In 2021, I tried a new vendor for some generic conveyor idlers for our aggregate and mining group. The price was 15% lower than our usual Astec parts distributor. The idlers looked fine in the warehouse. They worked—at first.
But 6 months later, the bearings started failing. We had to shut down three conveyor lines over 4 weeks to replace them. The time spent evaluating the new vendor, qualifying their product, placing the PO, tracking the shipment, and then dealing with the warranty claim wasn't free. My team spent maybe 20 hours on that vendor in total. At our internal cost rate, that's close to $1,500 in administrative overhead—just to save $500 on the initial order.

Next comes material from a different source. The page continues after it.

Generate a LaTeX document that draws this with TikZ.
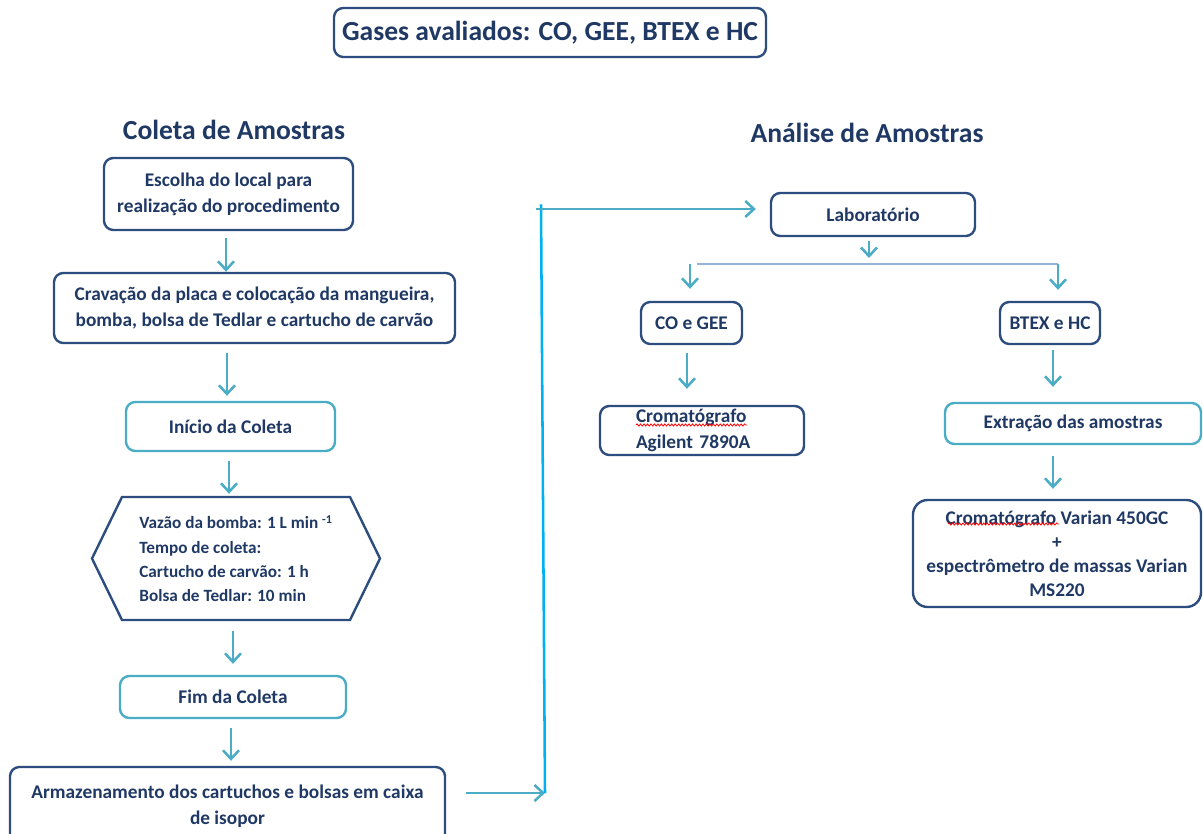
\documentclass[tikz,border=0pt]{standalone}
\usepackage{fontspec}
\setmainfont{Carlito}
\usepackage{tikz}
\usetikzlibrary{arrows.meta,decorations.pathmorphing,shapes.symbols}
\definecolor{navytext}{RGB}{31,56,100}
\definecolor{boxdark}{RGB}{44,77,125}
\definecolor{boxlight}{RGB}{75,172,198}
\definecolor{arrowteal}{RGB}{75,172,198}
\definecolor{linkblue}{RGB}{0,176,240}
\definecolor{splitblue}{RGB}{149,179,215}

\begin{document}
\begin{tikzpicture}
  [x=0.75pt,y=-0.75pt,
   every node/.style={font=\bfseries\fontsize{14.5}{19.5}\selectfont,text=navytext,align=center,inner sep=0pt},
   darkbox/.style={draw=boxdark,line width=1.8pt,rounded corners=7pt},
   lightbox/.style={draw=boxlight,line width=1.8pt,rounded corners=7pt},
   hexbox/.style={signal,signal to=west and east,signal pointer angle=128,draw=boxdark,line width=1.8pt,
                  font=\bfseries\fontsize{12.9}{18.2}\selectfont,align=left},
   heading/.style={font=\bfseries\fontsize{20.7}{24}\selectfont},
   arr/.style={draw=arrowteal,line width=1.9pt,-{Straight Barb[length=6.5pt,width=12pt]}},
   spell/.style={draw=red,line width=0.6pt,decorate,decoration={snake,amplitude=0.8pt,segment length=2.6pt}}]
  \useasboundingbox (0,0) rectangle (1203,834);
  % title and column headings
  \node[darkbox,heading,minimum width=324pt,minimum height=36.75pt] (gases) at (550,32.5) {Gases avaliados: CO, GEE, BTEX e HC};
  \node[heading] (coleta) at (234,130) {Coleta de Amostras};
  \node[heading] (analise) at (867,133) {Análise de Amostras};
  % left column
  \node[darkbox,minimum width=186.75pt,minimum height=54pt] (esc) at (228.5,194) {Escolha do local para\\realização do procedimento};
  \node[darkbox,minimum width=300.75pt,minimum height=52.5pt] (crav) at (254.5,308) {Cravação da placa e colocação da mangueira,\\bomba, bolsa de Tedlar e cartucho de carvão};
  \node[lightbox,minimum width=156.75pt,minimum height=36.75pt] (ini) at (230.5,426.5) {Início da Coleta};
  \node[hexbox,minimum width=216pt,minimum height=92.25pt] (vaz) at (236,558.5) {Vazão da bomba: 1 L min \textsuperscript{-1}\\Tempo de coleta:\\Cartucho de carvão: 1 h\\Bolsa de Tedlar: 10 min};
  \node[lightbox,minimum width=169.5pt,minimum height=31.5pt] (fim) at (233,697) {Fim da Coleta};
  \node[darkbox,minimum width=326.25pt,minimum height=58.5pt] (arm) at (227.5,806) {Armazenamento dos cartuchos e bolsas em caixa\\de isopor};
  % right column
  \node[darkbox,minimum width=153pt,minimum height=32.25pt] (lab) at (873,214.5) {Laboratório};
  \node[darkbox,minimum width=75.75pt,minimum height=31.5pt] (co) at (691.5,323) {CO e GEE};
  \node[darkbox,minimum width=75pt,minimum height=31.5pt] (bt) at (1050,323) {BTEX e HC};
  \node[darkbox,minimum width=153pt,minimum height=36.75pt,text width=99pt,align=left] (crag) at (702,430.5) {Cromatógrafo\\Agilent 7890A};
  \node[lightbox,minimum width=192pt,minimum height=30.75pt] (ext) at (1073,423.5) {Extração das amostras};
  \node[darkbox,rounded corners=11pt,minimum width=216pt,minimum height=80.25pt,font=\bfseries\fontsize{14.5}{18}\selectfont] (crvar) at (1057,553.5) {Cromatógrafo Varian 450GC\\+\\espectrômetro de massas Varian\\MS220};
  % spelling marks
  \node[anchor=south west] (sw1) at (636,425) {\phantom{Cromatógrafo}};
  \draw[spell] (sw1.south west) -- (sw1.south east);
  \node[anchor=south west] (sw2) at (948,524) {\phantom{Cromatógrafo}};
  \draw[spell] (sw2.south west) -- (sw2.south east);
  \coordinate (jb) at (545,793);
  \coordinate (jt) at (541,209);
  \coordinate (sp) at (869,264);
  \coordinate (spl) at (690,264);
  \coordinate (spr) at (1058,264);
  % vertical arrows
  \foreach \from/\to/\x/\a/\b in {esc/crav/226/5.25/0, crav/ini/227/6.75/3.75, ini/vaz/229/6.75/1.5,
      vaz/fim/233/7.5/8.25, fim/arm/231/6.75/3.75, co/crag/687/6/12, bt/ext/1053/3.75/11.25, ext/crvar/1053/8.25/7.5}
    \draw[arr,shorten <=\a pt,shorten >=\b pt] (\from.south -| \x,0) -- (\to.north -| \x,0);
  % link between the two columns
  \draw[arr,shorten <=15pt] (jb -| arm.east) -- (jb);
  \draw[linkblue,line width=1.9pt] (jb) -- ([yshift=3.5pt]jt);
  \draw[arr,shorten <=-4pt,shorten >=10.5pt] (jt) -- (jt -| lab.west);
  % split below the laboratory
  \draw[arr,shorten <=3pt,shorten >=4.5pt] (lab.south -| sp) -- (sp);
  \draw[splitblue,line width=1.5pt] ([xshift=5pt]spl) -- (spr);
  \draw[arr,shorten >=9pt] (spl) -- (spl |- co.north);
  \draw[arr,shorten >=8.25pt] (spr) -- (spr |- bt.north);
\end{tikzpicture}
\end{document}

And the biggest hidden cost? The schedule disruption from the premature failures.
What I Learned
Vendor reliability is a feature, just like bearing grade or belt thickness. The established distributor might cost more, but they know my account, they ship without me chasing them, and their parts are proven in my equipment. That trust isn't free, but it's worth paying for on critical paths.
So, How Do I Buy Parts Now?
I'm not saying to never use third-party parts. I'm saying the decision framework needs to be different. After 5 years of managing procurement for asphalt, paving, and environmental equipment, I've come to believe that the context of the part matters as much as the part itself.
Here's my current, hard-won checklist:
- Is this a critical path component for an active project? If yes, buy OEM with a guaranteed delivery date. Pay for the speed if needed.
- Is this a consumable with no fit tolerance issues? (e.g., simple wear strips or generic conveyor belts from known manufacturers). Third-party might be fine here.
- What is the cost of failure? If a wrong or delayed part costs more than 2x the savings, don't take the risk.
- Can you verify the fit? If you can't physically check it, or you don't have the engineering drawings, assume it doesn't fit.
It took me 3 years and about 50 significant errors to understand this. I've personally made mistakes that totaled roughly $25,000 in wasted budget and countless production delays. Now I maintain our team's checklist. It's not fancy, but it prevents us from repeating my dumbest failures.